Data extract ▸

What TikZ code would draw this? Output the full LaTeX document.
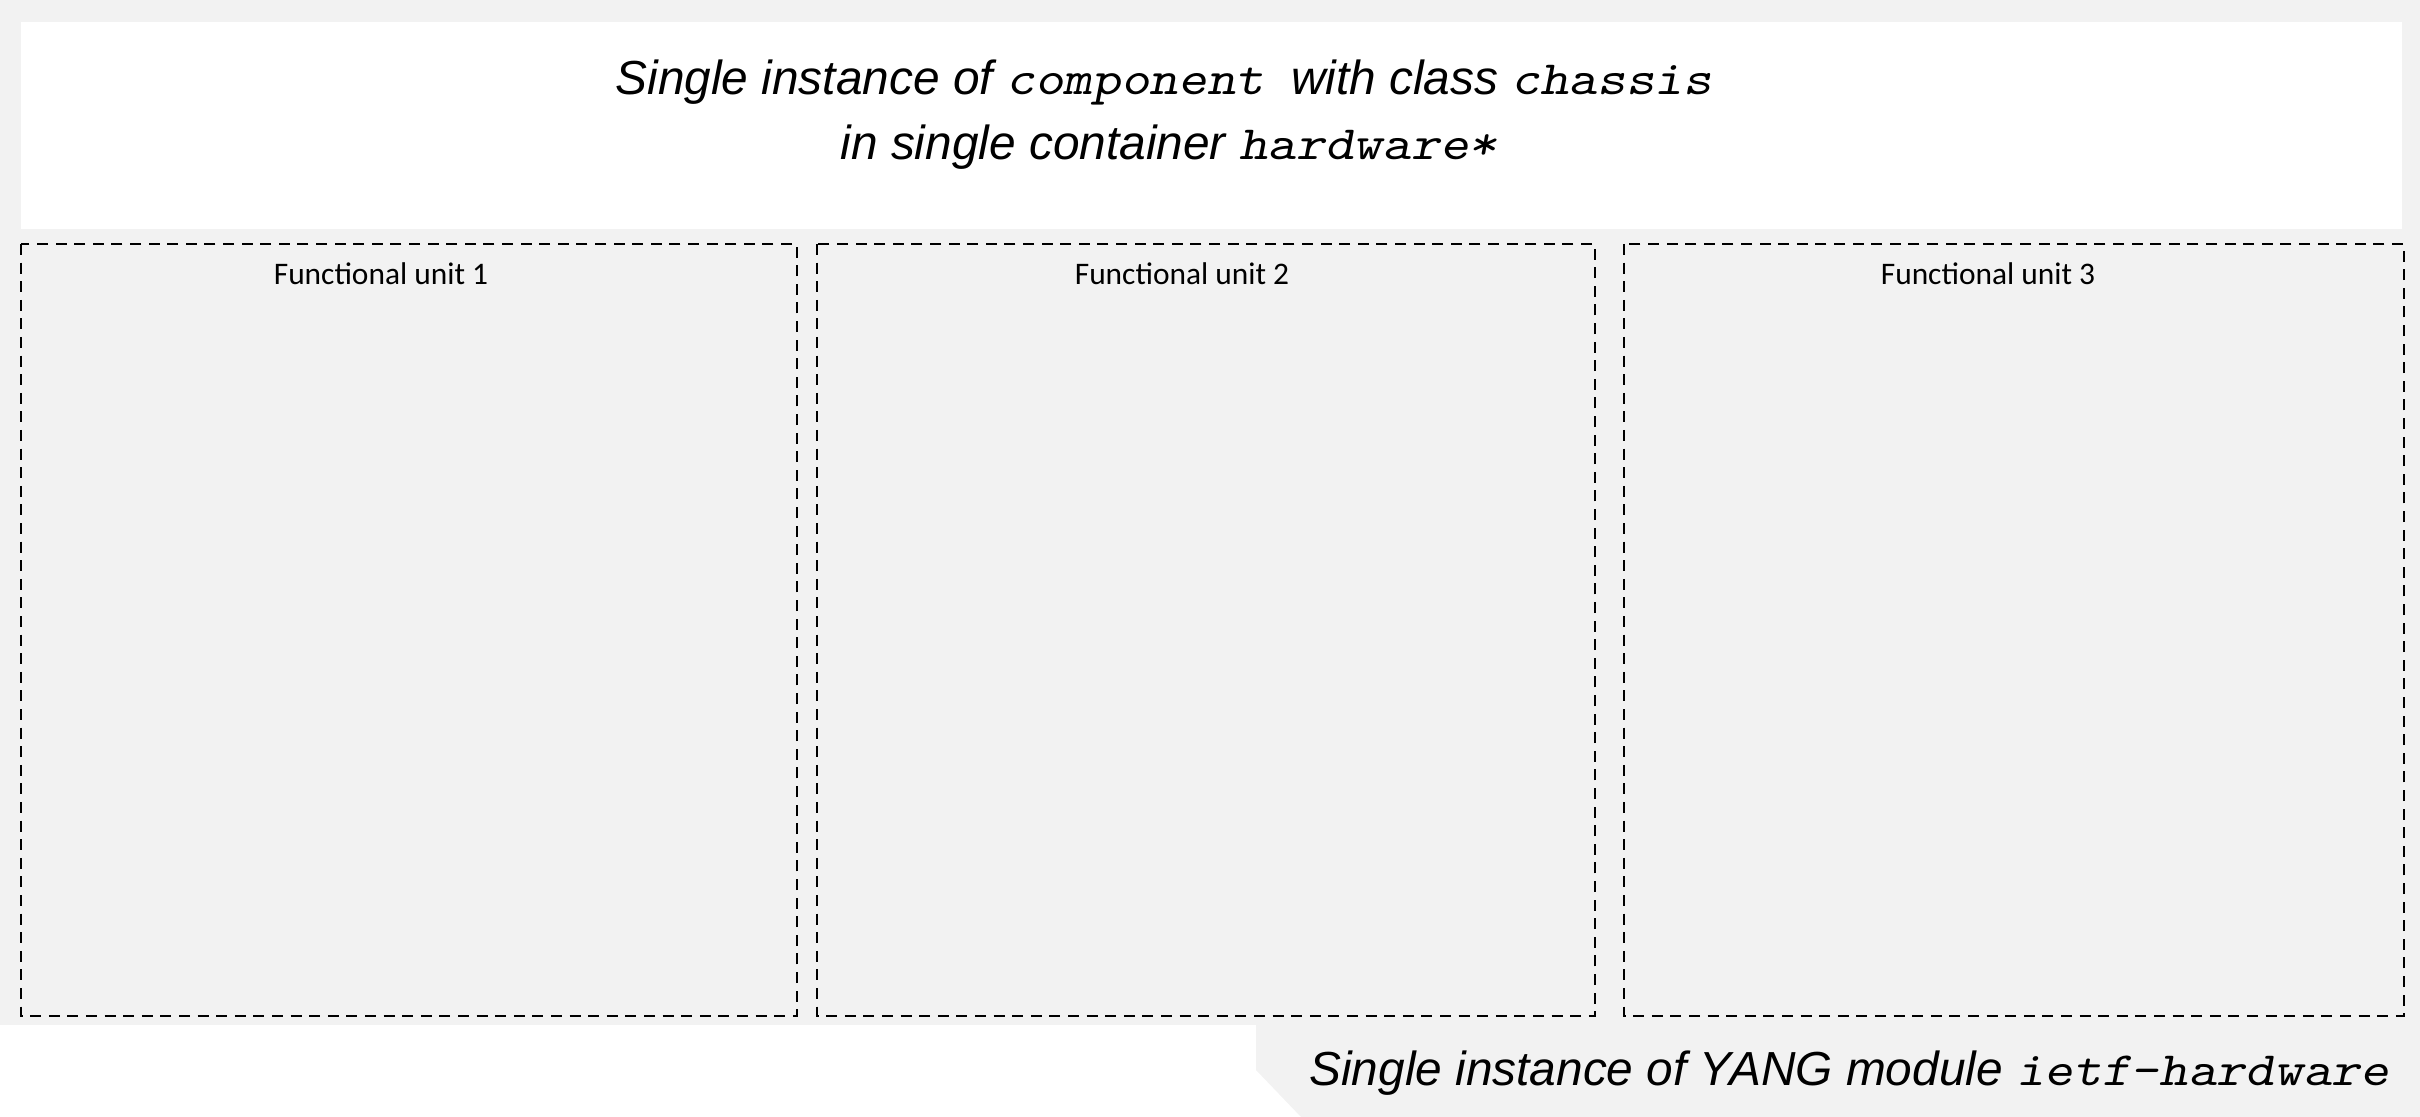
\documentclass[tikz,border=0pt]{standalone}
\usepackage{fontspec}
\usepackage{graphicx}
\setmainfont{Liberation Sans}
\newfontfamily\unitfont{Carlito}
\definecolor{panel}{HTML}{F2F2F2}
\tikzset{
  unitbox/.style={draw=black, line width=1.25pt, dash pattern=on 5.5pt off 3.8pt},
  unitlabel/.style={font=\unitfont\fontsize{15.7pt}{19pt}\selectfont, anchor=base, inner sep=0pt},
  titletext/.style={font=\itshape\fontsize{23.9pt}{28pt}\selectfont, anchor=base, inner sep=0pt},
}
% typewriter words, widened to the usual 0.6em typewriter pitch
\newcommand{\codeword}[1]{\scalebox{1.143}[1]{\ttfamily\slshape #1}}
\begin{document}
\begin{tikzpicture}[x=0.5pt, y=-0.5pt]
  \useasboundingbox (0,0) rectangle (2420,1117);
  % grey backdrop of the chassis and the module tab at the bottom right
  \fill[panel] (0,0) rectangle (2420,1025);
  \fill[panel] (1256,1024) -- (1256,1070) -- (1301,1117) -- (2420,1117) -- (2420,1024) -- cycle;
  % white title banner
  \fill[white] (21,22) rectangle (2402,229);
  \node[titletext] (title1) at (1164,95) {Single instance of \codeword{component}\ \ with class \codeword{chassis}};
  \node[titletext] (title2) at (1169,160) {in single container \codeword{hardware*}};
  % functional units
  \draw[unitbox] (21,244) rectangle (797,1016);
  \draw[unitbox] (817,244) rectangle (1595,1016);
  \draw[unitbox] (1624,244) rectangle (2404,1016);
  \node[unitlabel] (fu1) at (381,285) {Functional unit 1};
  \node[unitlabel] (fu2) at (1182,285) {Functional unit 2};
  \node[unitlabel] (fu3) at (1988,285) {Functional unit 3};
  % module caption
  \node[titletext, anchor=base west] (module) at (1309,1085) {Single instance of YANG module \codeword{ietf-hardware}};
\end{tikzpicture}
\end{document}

What this task involves ▸ Set the data above down again exactly as given, with no pictures.

Output below ▸
What TikZ code would draw this? Output the full LaTeX document.
\documentclass[tikz,border=0pt]{standalone}
\usepackage{fontspec}
\usepackage{graphicx}
\setmainfont{Liberation Sans}
\newfontfamily\unitfont{Carlito}
\definecolor{panel}{HTML}{F2F2F2}
\tikzset{
  unitbox/.style={draw=black, line width=1.25pt, dash pattern=on 5.5pt off 3.8pt},
  unitlabel/.style={font=\unitfont\fontsize{15.7pt}{19pt}\selectfont, anchor=base, inner sep=0pt},
  titletext/.style={font=\itshape\fontsize{23.9pt}{28pt}\selectfont, anchor=base, inner sep=0pt},
}
% typewriter words, widened to the usual 0.6em typewriter pitch
\newcommand{\codeword}[1]{\scalebox{1.143}[1]{\ttfamily\slshape #1}}
\begin{document}
\begin{tikzpicture}[x=0.5pt, y=-0.5pt]
  \useasboundingbox (0,0) rectangle (2420,1117);
  % grey backdrop of the chassis and the module tab at the bottom right
  \fill[panel] (0,0) rectangle (2420,1025);
  \fill[panel] (1256,1024) -- (1256,1070) -- (1301,1117) -- (2420,1117) -- (2420,1024) -- cycle;
  % white title banner
  \fill[white] (21,22) rectangle (2402,229);
  \node[titletext] (title1) at (1164,95) {Single instance of \codeword{component}\ \ with class \codeword{chassis}};
  \node[titletext] (title2) at (1169,160) {in single container \codeword{hardware*}};
  % functional units
  \draw[unitbox] (21,244) rectangle (797,1016);
  \draw[unitbox] (817,244) rectangle (1595,1016);
  \draw[unitbox] (1624,244) rectangle (2404,1016);
  \node[unitlabel] (fu1) at (381,285) {Functional unit 1};
  \node[unitlabel] (fu2) at (1182,285) {Functional unit 2};
  \node[unitlabel] (fu3) at (1988,285) {Functional unit 3};
  % module caption
  \node[titletext, anchor=base west] (module) at (1309,1085) {Single instance of YANG module \codeword{ietf-hardware}};
\end{tikzpicture}
\end{document}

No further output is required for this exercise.